Small details are attended well. For a dish like the grapefruit brulee ($2), with a torched pane of sugar, the challenge is to keep the fruit cold and it was. And out on the patio, in the cool building shadow at high noon, our server overheard two guests at the next table say they were a bit chilly. Without a word, he returned with fleece blankets.
MURPHYS SEAFOOD & STEAKHOUSE 1555 Broadway Ave., Boise, 344-3691 Brunch: 10 a.m. 2 p.m. Sunday
For some, a true brunch requires a buffet, and Murphys on Broadway lays out an impressive display every Sunday as it has for 25 years.
The buffet ($15.99 including a mimosa, glass of champagne or orange juice) is set up catering-style on long linened tables in the cool, darkish bar. Youre likely to be tempted to stay inside and watch a little Sunday baseball. But the road-side patio, just out the bars side door, is surprisingly pleasant and quiet. Its in full sun from the morning on, with only occasional traffic. (The waitstaff seemed a bit surprised by someone asking to dine outside, but they were accommodating.) Murphys is a popular destination for families on Easter, Mothers Day and Fathers Day, but it can best be appreciated when the pace is slower and you can scout the whole buffet before making your choices.
Recently there was a huge array of traditional dishes: Belgian waffles, French toast, scrambled eggs, bacon, sausage, country fried steak, eggs benedict, hash browns, and biscuits and gravy led to a manned omelet station and a carver board. Behind the banquet chef, on the bar top, was an equally broad spread of desserts and breakfast pastries.
There was also smoked salmon with bagels, peel-and-eat shrimp cocktail, and unusual rotating weekly selections like blueberry-lavender bread, roast beef sliders on rye toast with gorgonzola aioli, and fish cakes with tomato jam. Everything I tried on the well-maintained buffet was fresh and rotated often, and worth the price for variety alone.
BY THE WATER
COTTONWOOD GRILLE 913 W. River St., 333-9800 Brunch: 11 a.m.3 p.m. Sunday
The Cottonwood has aged well, a rare survivor among Boises fine-dining restaurants that opened around the turn of the century. It has done so by changing only a little at a time, reliably moving forward and staying true to its vision of food and service. And while the ski-lodge-like dining room glows in winter with its confidential bar booths and stone fireplace, the summer patio is one of the loveliest places to be in Boise. Its right on the Greenbelt, filled with the senses of the season. Shaded by umbrellas and trees, the patio feels cooled even by the river itself.
Many of the items on the brunch menu have been here since the beginning. Its a testament to the standards of preparation that visiting the Cottonwood Grille today still has a very consistent feel. The snow crab omelet ($10, served with fruit or potatoes) and seafood quiche ($9) seem hardly changed over the years, if at all. The Cottonwood Benedict ($10), with its thin-sliced pork loin, absolutely perfectly poached eggs and peerless béarnaise sauce, is the standard by which traditional high-end breakfast should be judged. The spicy, horseradish-flecked Bloody Mary mix is distinctly part of the Cottonwood.

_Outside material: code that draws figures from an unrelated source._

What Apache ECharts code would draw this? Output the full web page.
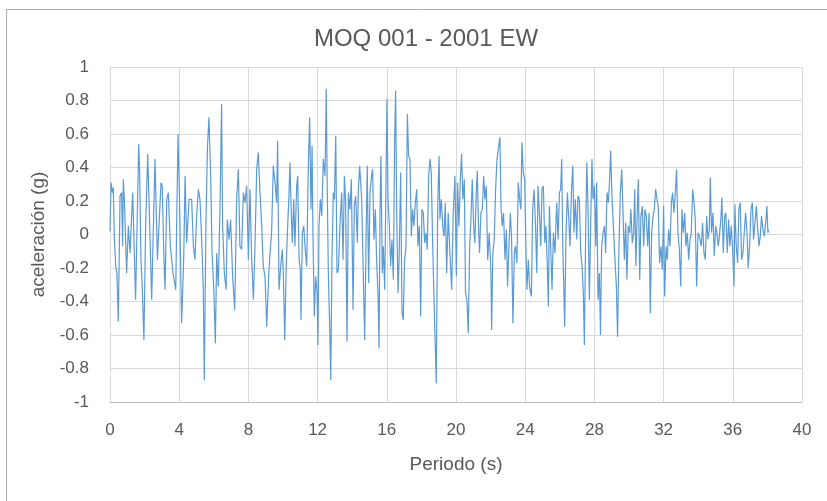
<!DOCTYPE html>
<html>
<head>
<meta charset="utf-8">
<script src="https://cdn.jsdelivr.net/npm/echarts@6/dist/echarts.min.js"></script>
<style>
html, body { margin: 0; padding: 0; background: #fff; }
#chart { width: 827px; height: 501px; }
</style>
</head>
<body>
<div id="chart"></div>
<script>
// tick labels
var xTicks = [0, 4, 8, 12, 16, 20, 24, 28, 32, 36, 40];
var yTicks = [-1, -0.8, -0.6, -0.4, -0.2, 0, 0.2, 0.4, 0.6, 0.8, 1];

var tramo1 = [[0.00,0.02],[0.06,0.31],[0.14,0.25],[0.19,0.28],[0.25,-0.01],[0.33,-0.19],[0.40,-0.23],[0.48,-0.52],
    [0.58,0.23],[0.67,0.25],[0.73,-0.07],[0.77,0.33],[0.83,0.21],[0.96,-0.23],[1.06,0.05],[1.16,-0.11],
    [1.31,0.25],[1.48,-0.39],[1.66,0.54],[1.71,0.39],[1.79,-0.15],[1.87,-0.33],[1.96,-0.63],[2.06,0.05],
    [2.18,0.48],[2.27,0.15],[2.41,-0.39],[2.60,0.45],[2.74,-0.15],[2.83,0.05],[2.95,0.31],[3.02,0.29],
    [3.10,-0.07],[3.18,-0.33],[3.28,0.21],[3.37,0.25],[3.49,-0.07],[3.64,-0.23],[3.80,-0.33],[3.93,0.60],
    [4.01,0.25],[4.14,-0.53],[4.26,-0.15],[4.34,0.35],[4.43,-0.05],[4.57,0.21]];
var tramo2 = [[4.72,0.21],[4.82,-0.07],[4.91,-0.15],[5.01,0.11],[5.11,0.27],[5.20,0.21],[5.30,-0.03],[5.39,-0.31],
    [5.45,-0.87],[5.55,0.09],[5.63,0.51],[5.72,0.70],[5.82,0.35],[5.90,-0.11],[6.01,-0.35],[6.09,-0.65],
    [6.17,-0.11],[6.26,-0.31],[6.36,0.17],[6.45,0.78],[6.51,0.05],[6.61,-0.23],[6.71,-0.33],[6.78,0.09],
    [6.88,-0.03],[6.97,0.09],[7.09,-0.25],[7.21,-0.45],[7.32,0.21],[7.42,0.39],[7.51,-0.07],[7.61,-0.09],
    [7.71,0.25],[7.80,0.19],[7.90,0.29],[8.00,-0.15],[8.09,0.27],[8.19,-0.15],[8.29,-0.39],[8.38,-0.07],
    [8.48,0.39],[8.57,0.49],[8.67,0.25],[8.77,0.05],[8.86,-0.19],[8.96,-0.25],[9.06,-0.55],[9.17,-0.25],
    [9.25,-0.11],[9.34,0.01],[9.44,0.41]];
var tramo3 = [[9.54,0.31],[9.63,0.19],[9.69,0.56],[9.77,-0.33],[9.87,-0.19],[9.96,-0.09],[10.02,-0.23],[10.10,-0.63],
    [10.19,-0.17],[10.27,0.05],[10.35,0.25],[10.40,0.43],[10.46,0.19],[10.54,-0.05],[10.62,0.21],[10.69,-0.07],
    [10.79,0.29],[10.85,0.35],[10.93,-0.15],[11.00,-0.21],[11.04,-0.51],[11.12,0.01],[11.20,0.05],[11.27,-0.07],
    [11.37,-0.19],[11.46,0.39],[11.54,0.70],[11.62,0.15],[11.68,0.53],[11.73,0.01],[11.81,-0.49],[11.89,-0.25],
    [11.97,-0.35],[12.02,-0.66],[12.08,0.05],[12.16,0.21],[12.24,0.11],[12.33,0.45],[12.43,0.35],[12.50,0.87],
    [12.56,0.25],[12.62,-0.23],[12.70,-0.55],[12.76,-0.87],[12.83,-0.15],[12.91,0.25],[12.97,0.21],[13.05,0.59],
    [13.12,-0.23],[13.20,-0.21],[13.29,0.05],[13.39,0.25],[13.47,-0.15],[13.55,0.35],[13.62,0.19],[13.70,-0.64],
    [13.78,0.25],[13.87,0.15],[13.95,0.33],[14.05,-0.45],[14.12,0.17],[14.20,0.23],[14.30,-0.05],[14.35,0.25],
    [14.43,0.41]];
var tramo4 = [[14.55,0.21],[14.64,-0.23],[14.72,-0.63],[14.80,-0.05],[14.87,0.41],[14.95,-0.29],[15.03,0.25],[15.12,0.35],
    [15.18,0.39],[15.26,-0.03],[15.34,0.15],[15.41,-0.15],[15.49,-0.35],[15.55,-0.68],[15.61,0.15],[15.66,0.47],
    [15.74,-0.23],[15.80,-0.07],[15.88,-0.33],[15.95,0.29],[16.01,0.81],[16.07,0.21],[16.15,0.05],[16.22,-0.19],
    [16.30,-0.03],[16.38,-0.27],[16.45,0.55],[16.51,0.86],[16.57,0.15],[16.65,-0.35],[16.72,-0.11],[16.80,0.37],
    [16.88,-0.47],[16.95,-0.51],[17.03,-0.15],[17.11,-0.07],[17.19,0.72],[17.26,0.47],[17.34,0.45],[17.42,-0.01],
    [17.49,0.15],[17.57,0.05],[17.65,0.19],[17.73,0.27],[17.80,-0.07],[17.88,0.05],[17.96,-0.49],[18.03,0.15],
    [18.11,0.13],[18.19,-0.05],[18.27,0.01],[18.34,-0.09],[18.42,0.35],[18.50,0.45],[18.57,0.37],[18.65,-0.05],
    [18.73,-0.39],[18.80,-0.39],[18.86,-0.89],[18.94,0.15],[19.02,0.47],[19.07,0.09],[19.15,0.21],[19.23,0.05],
    [19.31,-0.01],[19.38,0.19]];
var tramo5 = [[19.46,-0.23],[19.55,0.13],[19.65,-0.11],[19.75,-0.33],[19.84,0.13],[19.94,0.35],[20.02,-0.25],[20.09,0.31],
    [20.17,0.05],[20.25,0.33],[20.32,0.48],[20.40,0.21],[20.48,0.33],[20.55,-0.35],[20.63,-0.39],[20.71,-0.59],
    [20.79,-0.07],[20.86,0.09],[20.94,0.33],[21.02,0.05],[21.09,-0.05],[21.17,0.25],[21.23,0.38],[21.29,0.09],
    [21.36,-0.11],[21.44,0.13],[21.52,0.15],[21.60,0.35],[21.67,0.21],[21.75,0.29],[21.83,-0.15],[21.92,0.01],
    [22.02,-0.23],[22.06,-0.57],[22.13,-0.11],[22.21,-0.03],[22.29,0.27],[22.37,0.45],[22.44,0.46],[22.54,0.58],
    [22.60,0.17],[22.67,0.05],[22.75,0.13],[22.83,-0.15],[22.91,0.03],[22.98,-0.31],[23.06,-0.07],[23.14,0.13],
    [23.21,-0.01],[23.29,-0.53],[23.37,-0.11],[23.44,-0.07],[23.52,-0.17],[23.60,0.31],[23.68,0.21],[23.75,0.15],
    [23.81,0.55],[23.89,0.37],[23.97,0.33],[24.04,-0.07],[24.10,-0.33],[24.18,-0.15],[24.25,-0.31]];
var tramo6 = [[24.36,-0.37],[24.43,0.15],[24.51,0.27],[24.59,0.07],[24.67,-0.23],[24.74,0.29],[24.82,0.13],[24.90,-0.07],
    [24.97,0.27],[25.05,0.29],[25.13,-0.05],[25.20,0.05],[25.28,-0.19],[25.34,-0.43],[25.40,0.17],[25.47,-0.07],
    [25.55,-0.33],[25.63,0.01],[25.72,-0.11],[25.82,0.19],[25.90,-0.03],[25.98,0.25],[26.05,0.27],[26.11,0.45],
    [26.17,-0.05],[26.23,-0.31],[26.28,-0.55],[26.36,0.01],[26.44,0.25],[26.52,0.09],[26.59,-0.07],[26.67,0.25],
    [26.75,0.41],[26.82,0.01],[26.90,0.21],[26.98,-0.03],[27.05,0.23],[27.13,0.21],[27.21,-0.11],[27.29,-0.19],
    [27.36,-0.35],[27.42,-0.66],[27.50,0.05],[27.56,0.43],[27.63,0.17],[27.71,-0.39],[27.79,0.09],[27.86,0.45],
    [27.92,0.21],[28.00,0.29],[28.08,-0.07],[28.13,0.31],[28.21,-0.39],[28.29,-0.23],[28.35,-0.60],[28.42,-0.07],
    [28.50,0.01],[28.58,0.05],[28.65,-0.11],[28.73,0.25],[28.81,0.19],[28.88,0.33],[28.94,0.50],[29.02,0.21],
    [29.10,0.05],[29.17,-0.11]];
var tramo7 = [[29.27,-0.31],[29.34,-0.61],[29.42,-0.07],[29.50,0.25],[29.58,0.39],[29.65,0.15],[29.73,-0.15],[29.81,0.07],
    [29.88,-0.27],[29.96,0.05],[30.04,0.01],[30.11,0.15],[30.19,-0.05],[30.27,0.01],[30.33,0.27],[30.40,-0.19],
    [30.48,0.15],[30.54,0.33],[30.62,-0.27],[30.69,0.11],[30.77,0.17],[30.85,-0.07],[30.92,0.15],[31.00,0.11],
    [31.08,-0.07],[31.16,0.13],[31.23,-0.47],[31.31,0.01],[31.39,0.11],[31.46,0.15],[31.54,0.27],[31.62,0.21],
    [31.69,0.17],[31.77,-0.17],[31.85,-0.07],[31.93,-0.21],[32.00,0.17],[32.06,-0.37],[32.14,-0.07],[32.21,-0.15],
    [32.29,0.03],[32.37,-0.07],[32.45,0.19],[32.52,0.25],[32.60,0.13],[32.68,0.25],[32.75,0.39],[32.83,0.01],
    [32.91,-0.09],[32.99,-0.31],[33.06,0.15],[33.14,0.01],[33.22,0.13],[33.29,-0.07],[33.37,0.01],[33.45,-0.15],
    [33.53,-0.03],[33.60,0.01],[33.68,0.27],[33.76,0.19],[33.83,0.09],[33.91,-0.31],[33.99,0.01],[34.07,-0.01]];
var tramo8 = [[34.18,-0.07],[34.25,0.07],[34.33,-0.11],[34.41,-0.15],[34.49,0.11],[34.56,-0.03],[34.64,0.03],[34.70,0.34],
    [34.77,0.01],[34.85,0.13],[34.93,-0.13],[35.01,0.05],[35.08,0.01],[35.16,-0.07],[35.24,0.01],[35.31,0.09],
    [35.37,0.22],[35.45,-0.11],[35.53,0.11],[35.60,0.13],[35.68,-0.11],[35.76,0.09],[35.83,-0.07],[35.91,0.05],
    [35.99,-0.09],[36.07,-0.31],[36.12,0.18],[36.20,-0.07],[36.28,-0.17],[36.35,0.15],[36.43,0.19],[36.51,-0.15],
    [36.59,-0.11],[36.66,0.01],[36.74,0.13],[36.82,0.01],[36.89,-0.20],[36.97,-0.07],[37.05,0.15],[37.13,0.19],
    [37.20,-0.03],[37.28,0.07],[37.36,0.17],[37.43,0.05],[37.51,-0.07],[37.59,-0.01],[37.66,0.11],[37.74,0.03],
    [37.82,-0.01],[37.90,0.07],[37.97,0.17],[38.03,0.01],[38.07,0.03]];

var registro = [].concat(tramo1, tramo2, tramo3, tramo4, tramo5, tramo6, tramo7, tramo8);

var chart = echarts.init(document.getElementById('chart'));

var textColor = '#595959';
var gridColor = '#D9D9D9';

var option = {
    animation: false,
    textStyle: { fontFamily: 'Liberation Sans, Arial, sans-serif' },
    title: {
        text: 'MOQ 001 - 2001 EW',
        left: 426,
        textAlign: 'center',
        top: 27,
        padding: 0,
        textStyle: { fontSize: 24, fontWeight: 'normal', color: textColor }
    },
    graphic: [{
        type: 'rect',
        shape: { x: 6.5, y: 9.5, width: 900, height: 600 },
        style: { fill: 'none', stroke: '#ABABAB', lineWidth: 1 },
        silent: true
    }],
    grid: { left: 110, right: 25, top: 67, bottom: 99 },
    xAxis: {
        type: 'value',
        min: xTicks[0],
        max: xTicks[xTicks.length - 1],
        interval: xTicks[1] - xTicks[0],
        name: 'Periodo (s)',
        nameLocation: 'middle',
        nameGap: 53,
        nameTextStyle: { fontSize: 19, color: textColor },
        axisLine: { show: true, onZero: false, lineStyle: { color: '#BFBFBF', width: 1 } },
        axisTick: { show: false },
        axisLabel: { fontSize: 17, color: textColor, margin: 20 },
        splitLine: { show: true, lineStyle: { color: gridColor, width: 1 } }
    },
    yAxis: {
        type: 'value',
        min: yTicks[0],
        max: yTicks[yTicks.length - 1],
        interval: 0.2,
        name: 'aceleración (g)',
        nameLocation: 'middle',
        nameGap: 62,
        nameTextStyle: { fontSize: 19, color: textColor },
        axisLine: { show: false },
        axisTick: { show: false },
        axisLabel: {
            fontSize: 17,
            color: textColor,
            margin: 21,
            formatter: function (v) { return String(Math.round(v * 10) / 10); }
        },
        splitLine: { show: true, lineStyle: { color: gridColor, width: 1 } }
    },
    series: [{
        name: 'aceleración',
        type: 'line',
        data: registro,
        showSymbol: false,
        symbol: 'none',
        lineStyle: { color: '#5B9BD5', width: 1.2 },
        emphasis: { disabled: true }
    }]
};

chart.setOption(option);
</script>
</body>
</html>
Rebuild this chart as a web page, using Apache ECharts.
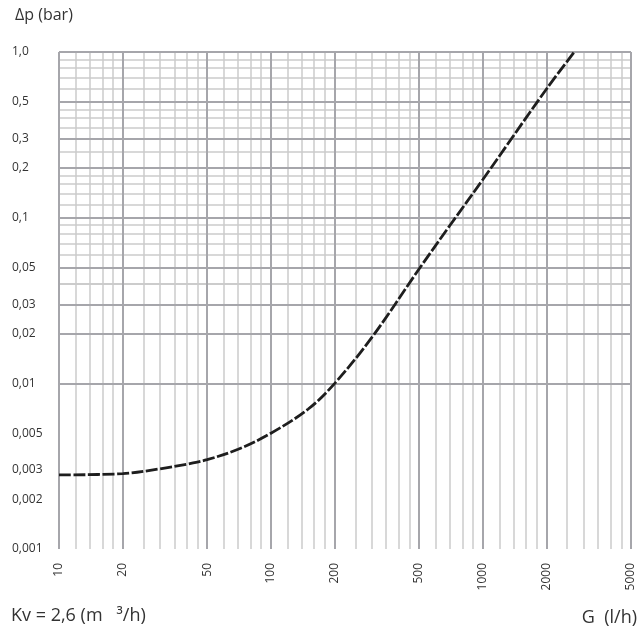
<!DOCTYPE html>
<html>
<head>
<meta charset="utf-8">
<script src="https://cdn.jsdelivr.net/npm/echarts@6/dist/echarts.min.js"></script>
<style>
    html, body { margin: 0; padding: 0; background: #fff; }
    #divChart { width: 639px; height: 630px; }
</style>
</head>
<body>
<div id="divChart"></div>
<script>
// 流量 G (l/h) 与压降 Δp (bar)
var adFlow = [10, 20, 30, 40, 50, 70, 100, 150, 200, 300, 500, 700, 1000, 2000, 2700];
var adDrop = [0.0028, 0.00285, 0.00305, 0.00325, 0.00346, 0.004, 0.005, 0.007, 0.01, 0.019, 0.049, 0.09, 0.17, 0.6, 1.0];

// x 轴刻度
var adXMajor = [10, 20, 50, 100, 200, 500, 1000, 2000, 5000];
var acXLabel = ['10', '20', '50', '100', '200', '500', '1000', '2000', '5000'];
var adXMinor = [12, 14, 16, 18, 25, 30, 35, 40, 45, 60, 70, 80, 90,
    120, 140, 160, 180, 250, 300, 350, 400, 450, 600, 700, 800, 900,
    1200, 1400, 1600, 1800, 2500, 3000, 3500, 4000, 4500];

// y 轴刻度
var adYMajor = [0.001, 0.002, 0.003, 0.005, 0.01, 0.02, 0.03, 0.05, 0.1, 0.2, 0.3, 0.5, 1];
var acYLabel = ['0,001', '0,002', '0,003', '0,005', '0,01', '0,02', '0,03', '0,05', '0,1', '0,2', '0,3', '0,5', '1,0'];
var adYMinor = [0.0012, 0.0014, 0.0016, 0.0018, 0.0025, 0.0035, 0.004, 0.0045, 0.006, 0.007, 0.008, 0.009,
    0.012, 0.014, 0.016, 0.018, 0.025, 0.035, 0.04, 0.045, 0.06, 0.07, 0.08, 0.09,
    0.12, 0.14, 0.16, 0.18, 0.25, 0.35, 0.4, 0.45, 0.6, 0.7, 0.8, 0.9];

var cFont = '"Open Sans", "Noto Sans", sans-serif';

// 查找刻度对应的文字
function getLabel(adVal, acText, dVal) {
    for (var i = 0; i < adVal.length; i++) {
        if (Math.abs(Math.log10(adVal[i]) - Math.log10(dVal)) < 1e-6) return acText[i];
    }
    return '';
}

// 网格线, 用 markLine 画在数据坐标上
function gridSeries(adVal, cAxis, oStyle, nZ) {
    return {
        type: 'line',
        data: [],
        silent: true,
        z: nZ,
        markLine: {
            silent: true,
            symbol: 'none',
            animation: false,
            label: { show: false },
            lineStyle: oStyle,
            data: adVal.map(function (d) { var o = {}; o[cAxis] = d; return o; })
        }
    };
}

var oMinor = { color: '#cbcbcb', width: 1.5, type: 'solid' };
var oMajor = { color: '#a6a6ab', width: 2, type: 'solid' };

var aoPoint = [];
for (var i = 0; i < adFlow.length; i++) aoPoint.push([adFlow[i], adDrop[i]]);

var oOption = {
    animation: false,
    backgroundColor: '#fff',
    textStyle: { fontFamily: cFont },
    grid: { left: 59, right: 8, top: 52, bottom: 81 },
    xAxis: {
        type: 'log',
        logBase: 10,
        min: 10,
        max: 5000,
        axisLine: { show: false },
        axisTick: { show: false },
        splitLine: { show: false },
        axisLabel: {
            customValues: adXMajor,
            rotate: 90,
            margin: 14,
            fontSize: 12,
            color: '#333',
            fontFamily: cFont,
            formatter: function (v) { return getLabel(adXMajor, acXLabel, v); }
        }
    },
    yAxis: {
        type: 'log',
        logBase: 10,
        min: 0.001,
        max: 1,
        axisLine: { show: false },
        axisTick: { show: false },
        splitLine: { show: false },
        axisLabel: {
            customValues: adYMajor,
            align: 'left',
            margin: 47,
            fontSize: 12,
            color: '#333',
            fontFamily: cFont,
            formatter: function (v) { return getLabel(adYMajor, acYLabel, v); }
        }
    },
    graphic: [
        { type: 'text', left: 15, top: 7, style: { text: 'Δp (bar)', font: '16px ' + cFont, fill: '#333' } },
        { type: 'text', left: 11, top: 607, style: { text: 'Kv = 2,6 (m   ³/h)', font: '18px ' + cFont, fill: '#333' } },
        { type: 'text', right: 2, top: 609, style: { text: 'G  (l/h)', font: '18px ' + cFont, fill: '#333' } }
    ],
    series: [
        gridSeries(adXMinor, 'xAxis', oMinor, 1),
        gridSeries(adYMinor, 'yAxis', oMinor, 1),
        gridSeries(adXMajor, 'xAxis', oMajor, 2),
        gridSeries(adYMajor, 'yAxis', oMajor, 2),
        {
            name: 'Δp',
            type: 'line',
            z: 5,
            smooth: 0.35,
            symbol: 'none',
            data: aoPoint,
            lineStyle: { color: '#1e1e1e', width: 2.8, type: [12, 2.5] }
        }
    ]
};

var oChart = echarts.init(document.getElementById('divChart'));
oChart.setOption(oOption, true);
</script>
</body>
</html>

Another nice feature is that the brunch menu always has been split fairly evenly between breakfast and lunch items, with salads and full entrees all the way up to the filet mignon Oscar ($23), which showcases the restaurants signature prime-grade house-aged beef.
A cool day recently did send us inside to those bar booths. There we discovered a new cocktail menu, croquetas on the appetizer menu, and suddenly brunch had become the daily happy hour (3-6 p.m. daily).
IN THE NEIGHBORHOOD
13TH STREET PUB AND GRILL 1520 N. 13th St., Boise, 639-8888Brunch: 8 a.m.2 p.m. Saturday and Sunday
This Hyde Park restaurant has several things going for its weekend brunch service. Like Red Feather, brunch is also served on Saturday and also early, starting at 8 a.m. Many of the items are available as half portions, with potatoes and other side dishes served a la carte. On a recent visit, my group was able to share a wide swath of the menu. And the food was better than any other meal Id had there previously.
Over the years, as the restaurant has changed owners, names and themes, at every step, the patio has continued to morph into what it is today a full, contemporary outdoor room with French windows to fully enclose the space from the weather, heated tile underfoot, and a gas rock firepit at the patios center. It is fully covered, as it has been for a decade, but now there are ceiling fans and flat-screen televisions. And to accommodate everyone, there is still plenty of streetside seating.
We were impressed with thick-cut challah French toast ($5 for a half order/$10 full), rich with vanilla and served with drawn butter. The sausage gravy on the biscuits ($3.50/$7) was herbaceous, and the tenderloin on a benedict ($9/$18) was perfectly medium and flavorful. We liked the flavors of the special gouda and red pepper quiche ($5), though we werent wild about the consistency of the custard pie itself.
Service is still a work in progress. The busing was so aggressive, that we actually had to ask for a plate back and ended our meal literally holding down anything we didnt want stripped away.
But this is one case where everything else truly fades into the background. Location guarantees that a restaurant here always will have customers. Now, though, more than ever, 13th Street Pub is all about the patio.